Konsep yang salah selama ini adalah Capitalism, Consumerism, Individualism, Meritocracy yaitu seseorang dianggap hanya jika ia memiliki prestasi, dan Utilitarianism yaitu seseorang dianggap hanya jika ia punya kuasa.
Charlotte Mason mengajarkan konsep Magnanimity, (Magnanimity is the virtue of being great of mind and heart. It encompasses, usually, a refusal to be petty, a willingness to face danger, \and actions for noble purposes. Its antithesis is pusillanimity. Wikipedia). Anak diharapkan tahu bagaimana caranya hidup, bisa berimajinasi, bisa menilai baik dan buruk sesuatu hal, tahu menempatkan diri, mampu meningkatkan kebahagiaan dirinya dan sesama.

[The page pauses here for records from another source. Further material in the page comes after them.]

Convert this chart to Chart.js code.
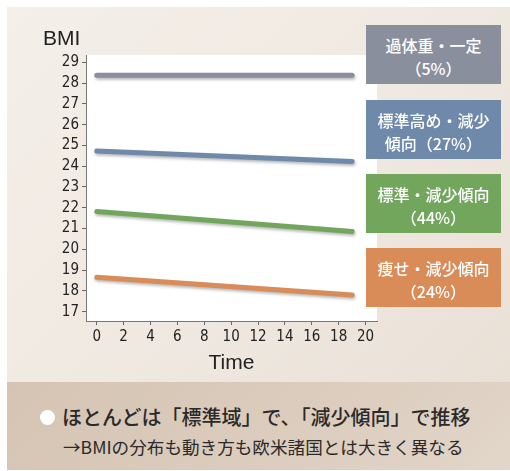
<!DOCTYPE html>
<html lang="ja">
<head>
<meta charset="utf-8">
<title>BMI推移</title>
<script src="https://cdn.jsdelivr.net/npm/chart.js@4.4.1/dist/chart.umd.min.js"></script>
<style>
  body { margin: 0; background: #fff; width: 510px; height: 471px; position: relative; overflow: hidden; }
  .panel { position: absolute; left: 7px; top: 7px; width: 503px; height: 375px;
    background: linear-gradient(135deg, #f4efe9 0%, #efe8e0 60%, #e9e0d6 100%); }
  .band { position: absolute; left: 7px; top: 382px; width: 503px; height: 88px;
    background: linear-gradient(135deg, #d5c4b3 0%, #dccdbe 60%, #e2d6ca 100%); }
  #wrap { position: absolute; left: 0; top: 0; width: 510px; height: 380px; }
  .ylab { position: absolute; left: 43px; top: 26px; font: 21px "Liberation Sans", Arial, sans-serif; color: #222; }
  .tag { position: absolute; left: 366px; width: 135px; height: 55px; padding-top: 4px; color: #fff;
    font: 500 16px/23px "Noto Sans CJK JP", sans-serif; text-align: center;
    display: flex; flex-direction: column; justify-content: center; }
  .lead { position: absolute; left: 40px; top: 402px; font: 500 20px "Noto Sans CJK JP", sans-serif; color: #2a2a2a; white-space: nowrap; }
  .lead .dot { display: inline-block; width: 15px; height: 15px; border-radius: 50%; background: #fff; margin-right: 7px; vertical-align: 0px; }
  .sub { position: absolute; left: 63px; top: 434px; font: 17.6px "Noto Sans CJK JP", sans-serif; color: #2a2a2a; white-space: nowrap; }
</style>
</head>
<body>
<div class="panel"></div>
<div class="band"></div>
<div id="wrap"><canvas id="bmiChart" width="510" height="380"></canvas></div>
<div class="ylab">BMI</div>
<div id="tags"></div>
<div class="lead"><span class="dot"></span>ほとんどは「標準域」で、「減少傾向」で推移</div>
<div class="sub">→BMIの分布も動き方も欧米諸国とは大きく異なる</div>
<script>
// time points and BMI trajectories per group
const time = [0, 19];
const overweight = [28.38, 28.38];
const highNormal = [24.73, 24.23];
const normal = [21.82, 20.86];
const thin = [18.65, 17.8];

const groupNames = ['過体重・一定', '標準高め・減少傾向', '標準・減少傾向', '痩せ・減少傾向'];
const groupShares = ['（5%）', '（27%）', '（44%）', '（24%）'];
const groupColors = ['#8a8f9e', '#6f89aa', '#72a65d', '#d98b58'];

const xTicks = [0, 2, 4, 6, 8, 10, 12, 14, 16, 18, 20];
const yTicks = [17, 18, 19, 20, 21, 22, 23, 24, 25, 26, 27, 28, 29];

// side tags
const tagLines = [
  [groupNames[0], groupShares[0]],
  ['標準高め・減少', '傾向' + groupShares[1]],
  [groupNames[2], groupShares[2]],
  [groupNames[3], groupShares[3]]
];
const tagTops = [25, 100, 174, 248];
const tags = document.getElementById('tags');
tagLines.forEach((lines, i) => {
  const d = document.createElement('div');
  d.className = 'tag';
  d.style.top = tagTops[i] + 'px';
  d.style.background = groupColors[i];
  d.innerHTML = lines.map(t => '<div>' + t + '</div>').join('');
  tags.appendChild(d);
});

const series = [overweight, highNormal, normal, thin];
const datasets = series.map((vals, i) => ({
  label: groupNames[i],
  data: time.map((t, k) => ({ x: t, y: vals[k] })),
  borderColor: groupColors[i],
  borderWidth: 5,
  borderCapStyle: 'round',
  pointRadius: 0,
  tension: 0
}));

// white plot area + soft shadow under the lines
const plotBg = {
  id: 'plotBg',
  beforeDraw(chart) {
    const { ctx, chartArea: a } = chart;
    ctx.save();
    ctx.fillStyle = '#fff';
    ctx.fillRect(a.left, a.top, a.right - a.left, a.bottom - a.top);
    ctx.restore();
  },
  beforeDatasetsDraw(chart) {
    const ctx = chart.ctx;
    ctx.save();
    ctx.shadowColor = 'rgba(0,0,0,0.28)';
    ctx.shadowBlur = 3;
    ctx.shadowOffsetX = 1;
    ctx.shadowOffsetY = 2;
  },
  afterDatasetsDraw(chart) {
    chart.ctx.restore();
  }
};

const tickFont = { family: '"Liberation Sans Narrow", "DejaVu Sans Condensed", sans-serif', size: 15 };

new Chart(document.getElementById('bmiChart'), {
  type: 'line',
  data: { datasets },
  options: {
    responsive: false,
    animation: false,
    layout: { padding: { left: 0, right: 133, top: 55, bottom: 0 } },
    plugins: { legend: { display: false }, tooltip: { enabled: false } },
    scales: {
      x: {
        type: 'linear',
        min: -0.8,
        max: 20.85,
        afterBuildTicks: axis => { axis.ticks = xTicks.map(v => ({ value: v })); },
        afterFit: axis => { axis.height = 59; },
        grid: { drawOnChartArea: false, tickLength: 4, color: '#666' },
        border: { color: '#777', width: 1 },
        ticks: { color: '#222', font: tickFont, padding: 3, maxRotation: 0 },
        title: { display: true, text: 'Time', color: '#222', font: { family: '"Liberation Sans", Arial, sans-serif', size: 21 }, padding: { top: 2 } }
      },
      y: {
        min: 16.55,
        max: 29.35,
        afterBuildTicks: axis => { axis.ticks = yTicks.map(v => ({ value: v })); },
        afterFit: axis => { axis.width = 86; },
        grid: { drawOnChartArea: false, tickLength: 4, color: '#666' },
        border: { color: '#777', width: 1 },
        ticks: { color: '#222', font: tickFont, padding: 3 }
      }
    }
  },
  plugins: [plotBg]
});
</script>
</body>
</html>
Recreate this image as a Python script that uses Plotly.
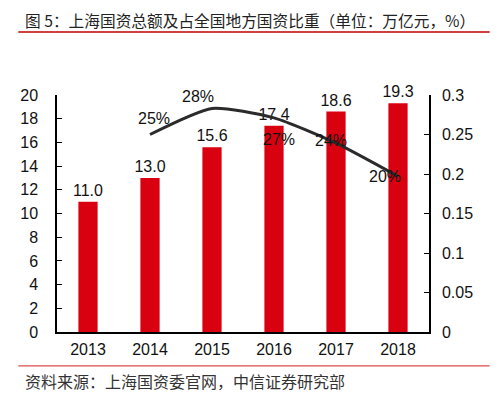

Berikut saya kutip lagi dari blog seorang kawan:
Di buku CM, seri Philosophy of Education, makna Magnanimity, yaitu:
memiliki imajinasi yang berbudaya, kemampuan menilai dan menimbang yang terlatih, selalu siap menguasai kerumitan profesi apa pun, sementara pada saat yang sama tahu menempatkan dirinya sendiri dan bagaimana memanfaatkan segala kelebihannya untuk meningkatkan kebahagiannya, kebahagiaan sesamanya, dan kesejahteraan masyarakatnya – satu sosok yang bukan cuma bisa mencari nafkah hidup tapi tahu bagaimana caranya hidup.
https://padmanegara.com/2021/04/15/belajar-caranya-hidup-dan-tumbuh-bersama-anak-dengan-charlotte-mason/
Tugas orang tua adalah menentukan kembali kemana arah pendidikan anak kita?
Jawaban saya mungkin:
- Agamis
- Penuh rasa ingin tahu
- Senang belajar
- Fokus
- Konsisten
- Bahagia
Apakah cara yang dipilih orang tua sudah selaras dengan arah yang dituju? Ibarat berlayar, pendidikan anak harus mempersiapkan hal berikut:
- Destinasi: Apa tujuan pendidikan?
- Peta: Bagaimana paradigma atau cara pandang orang tua terhadap pendidikan dan pengasuhan?
- Kompas: prinsip-prinsip kehidupan yang sama-sama ditaati oleh orang tua dan anak
Sebagai orang tua, kita disarankan untuk banyak membaca, banyak mendapatkan input/masukan, banyak berdiskusi, dan apabila bisa, menulislah sebagai reminder untuk stay on track. Upayakanlah banyak hal demi mendapatkan keselarasan antara tujuan pendidikan dengan cara-cara yang akan ditempuh.